--- start SOURCE MATERIAL ---

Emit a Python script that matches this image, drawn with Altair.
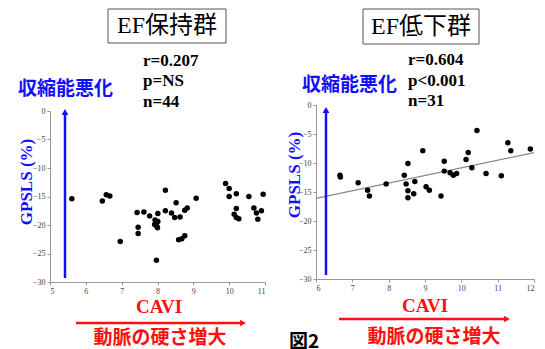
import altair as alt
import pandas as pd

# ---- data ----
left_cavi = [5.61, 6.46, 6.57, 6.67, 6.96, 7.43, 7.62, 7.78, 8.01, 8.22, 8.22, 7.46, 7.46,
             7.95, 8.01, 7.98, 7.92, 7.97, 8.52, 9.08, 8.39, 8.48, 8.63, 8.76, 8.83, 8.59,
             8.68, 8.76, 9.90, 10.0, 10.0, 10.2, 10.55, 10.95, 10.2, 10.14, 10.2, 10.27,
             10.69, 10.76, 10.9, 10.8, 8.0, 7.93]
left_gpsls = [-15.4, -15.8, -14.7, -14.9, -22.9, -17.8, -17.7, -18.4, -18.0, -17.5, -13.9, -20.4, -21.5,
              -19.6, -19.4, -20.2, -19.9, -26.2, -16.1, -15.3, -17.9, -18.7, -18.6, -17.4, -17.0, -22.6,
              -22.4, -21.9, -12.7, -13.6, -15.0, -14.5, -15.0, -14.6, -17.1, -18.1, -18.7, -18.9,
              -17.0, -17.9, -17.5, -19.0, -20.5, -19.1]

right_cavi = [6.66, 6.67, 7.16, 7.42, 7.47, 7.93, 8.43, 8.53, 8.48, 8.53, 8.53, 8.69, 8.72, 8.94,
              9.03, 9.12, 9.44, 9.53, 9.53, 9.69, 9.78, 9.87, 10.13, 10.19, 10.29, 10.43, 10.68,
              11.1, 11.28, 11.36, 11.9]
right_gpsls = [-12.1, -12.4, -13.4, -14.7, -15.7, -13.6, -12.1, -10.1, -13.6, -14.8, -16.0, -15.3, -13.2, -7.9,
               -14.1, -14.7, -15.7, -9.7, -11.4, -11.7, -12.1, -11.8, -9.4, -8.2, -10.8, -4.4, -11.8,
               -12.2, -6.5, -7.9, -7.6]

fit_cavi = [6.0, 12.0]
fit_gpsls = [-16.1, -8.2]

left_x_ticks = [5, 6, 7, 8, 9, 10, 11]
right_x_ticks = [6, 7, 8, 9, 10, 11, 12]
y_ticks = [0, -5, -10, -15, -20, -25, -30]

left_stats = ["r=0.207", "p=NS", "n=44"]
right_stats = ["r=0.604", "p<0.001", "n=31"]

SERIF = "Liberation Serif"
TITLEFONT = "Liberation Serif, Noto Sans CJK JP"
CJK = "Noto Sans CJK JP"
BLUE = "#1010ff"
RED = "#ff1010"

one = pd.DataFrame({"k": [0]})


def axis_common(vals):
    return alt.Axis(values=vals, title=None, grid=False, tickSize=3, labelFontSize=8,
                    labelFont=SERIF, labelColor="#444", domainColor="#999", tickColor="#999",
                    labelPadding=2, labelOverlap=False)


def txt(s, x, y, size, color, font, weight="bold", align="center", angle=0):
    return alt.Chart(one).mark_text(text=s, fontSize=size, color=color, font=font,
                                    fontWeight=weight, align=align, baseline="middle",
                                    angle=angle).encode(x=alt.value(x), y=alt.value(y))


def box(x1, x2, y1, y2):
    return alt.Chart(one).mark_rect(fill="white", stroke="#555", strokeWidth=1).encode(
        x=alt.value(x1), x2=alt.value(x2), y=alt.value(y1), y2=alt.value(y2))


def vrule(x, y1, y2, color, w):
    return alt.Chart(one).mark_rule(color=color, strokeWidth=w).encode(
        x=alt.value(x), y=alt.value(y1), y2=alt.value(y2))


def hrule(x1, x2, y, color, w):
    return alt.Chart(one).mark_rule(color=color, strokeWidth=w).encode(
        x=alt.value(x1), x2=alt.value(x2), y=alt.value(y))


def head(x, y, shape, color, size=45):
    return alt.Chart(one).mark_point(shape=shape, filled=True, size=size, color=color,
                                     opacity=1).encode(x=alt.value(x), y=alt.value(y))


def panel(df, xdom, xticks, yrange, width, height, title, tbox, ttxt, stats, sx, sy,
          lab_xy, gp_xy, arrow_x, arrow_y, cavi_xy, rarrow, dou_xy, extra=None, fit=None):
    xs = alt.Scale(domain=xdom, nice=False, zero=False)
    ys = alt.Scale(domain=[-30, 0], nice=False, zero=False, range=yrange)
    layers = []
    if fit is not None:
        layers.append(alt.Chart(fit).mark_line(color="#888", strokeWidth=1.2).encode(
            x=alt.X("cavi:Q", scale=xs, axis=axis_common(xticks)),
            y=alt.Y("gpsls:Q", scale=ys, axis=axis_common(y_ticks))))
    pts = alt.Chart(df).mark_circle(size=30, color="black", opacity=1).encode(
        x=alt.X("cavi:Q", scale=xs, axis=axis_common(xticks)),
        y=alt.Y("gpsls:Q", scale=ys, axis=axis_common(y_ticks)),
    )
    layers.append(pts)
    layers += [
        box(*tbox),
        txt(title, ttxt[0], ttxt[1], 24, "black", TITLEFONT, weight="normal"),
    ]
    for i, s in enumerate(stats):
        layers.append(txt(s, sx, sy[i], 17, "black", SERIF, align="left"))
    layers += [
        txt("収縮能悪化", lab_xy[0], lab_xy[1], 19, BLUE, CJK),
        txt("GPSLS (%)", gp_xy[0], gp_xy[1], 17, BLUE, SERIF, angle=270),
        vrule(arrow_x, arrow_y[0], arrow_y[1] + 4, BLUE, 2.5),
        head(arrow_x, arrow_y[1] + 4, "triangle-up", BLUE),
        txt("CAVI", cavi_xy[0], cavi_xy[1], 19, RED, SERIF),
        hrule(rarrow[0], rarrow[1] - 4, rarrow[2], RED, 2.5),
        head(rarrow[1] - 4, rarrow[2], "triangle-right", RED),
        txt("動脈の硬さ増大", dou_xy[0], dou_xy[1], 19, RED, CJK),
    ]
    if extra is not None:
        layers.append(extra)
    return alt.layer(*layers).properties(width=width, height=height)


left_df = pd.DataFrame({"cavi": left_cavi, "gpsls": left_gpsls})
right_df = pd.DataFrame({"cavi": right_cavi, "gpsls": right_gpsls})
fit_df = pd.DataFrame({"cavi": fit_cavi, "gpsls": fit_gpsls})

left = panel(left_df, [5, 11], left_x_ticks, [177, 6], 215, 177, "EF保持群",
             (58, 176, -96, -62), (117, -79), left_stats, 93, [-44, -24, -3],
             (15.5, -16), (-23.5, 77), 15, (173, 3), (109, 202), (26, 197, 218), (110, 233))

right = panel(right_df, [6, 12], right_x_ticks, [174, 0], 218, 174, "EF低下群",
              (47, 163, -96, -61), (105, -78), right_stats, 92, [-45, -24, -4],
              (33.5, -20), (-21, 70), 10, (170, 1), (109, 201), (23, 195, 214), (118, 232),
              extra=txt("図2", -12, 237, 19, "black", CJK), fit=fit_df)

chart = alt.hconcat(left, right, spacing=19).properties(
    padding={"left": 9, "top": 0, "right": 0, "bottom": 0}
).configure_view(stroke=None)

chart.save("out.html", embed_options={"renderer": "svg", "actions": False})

--- end SOURCE MATERIAL ---

#### WRITTEN TASK
Make an exact copy of the lines from the top of the material through the line with "-17.0, -17.9, -17.5, -19.0, -20.5, -19.1]", pictures excluded.

#### TASK ANSWER
Emit a Python script that matches this image, drawn with Altair.
import altair as alt
import pandas as pd

# ---- data ----
left_cavi = [5.61, 6.46, 6.57, 6.67, 6.96, 7.43, 7.62, 7.78, 8.01, 8.22, 8.22, 7.46, 7.46,
             7.95, 8.01, 7.98, 7.92, 7.97, 8.52, 9.08, 8.39, 8.48, 8.63, 8.76, 8.83, 8.59,
             8.68, 8.76, 9.90, 10.0, 10.0, 10.2, 10.55, 10.95, 10.2, 10.14, 10.2, 10.27,
             10.69, 10.76, 10.9, 10.8, 8.0, 7.93]
left_gpsls = [-15.4, -15.8, -14.7, -14.9, -22.9, -17.8, -17.7, -18.4, -18.0, -17.5, -13.9, -20.4, -21.5,
              -19.6, -19.4, -20.2, -19.9, -26.2, -16.1, -15.3, -17.9, -18.7, -18.6, -17.4, -17.0, -22.6,
              -22.4, -21.9, -12.7, -13.6, -15.0, -14.5, -15.0, -14.6, -17.1, -18.1, -18.7, -18.9,
              -17.0, -17.9, -17.5, -19.0, -20.5, -19.1]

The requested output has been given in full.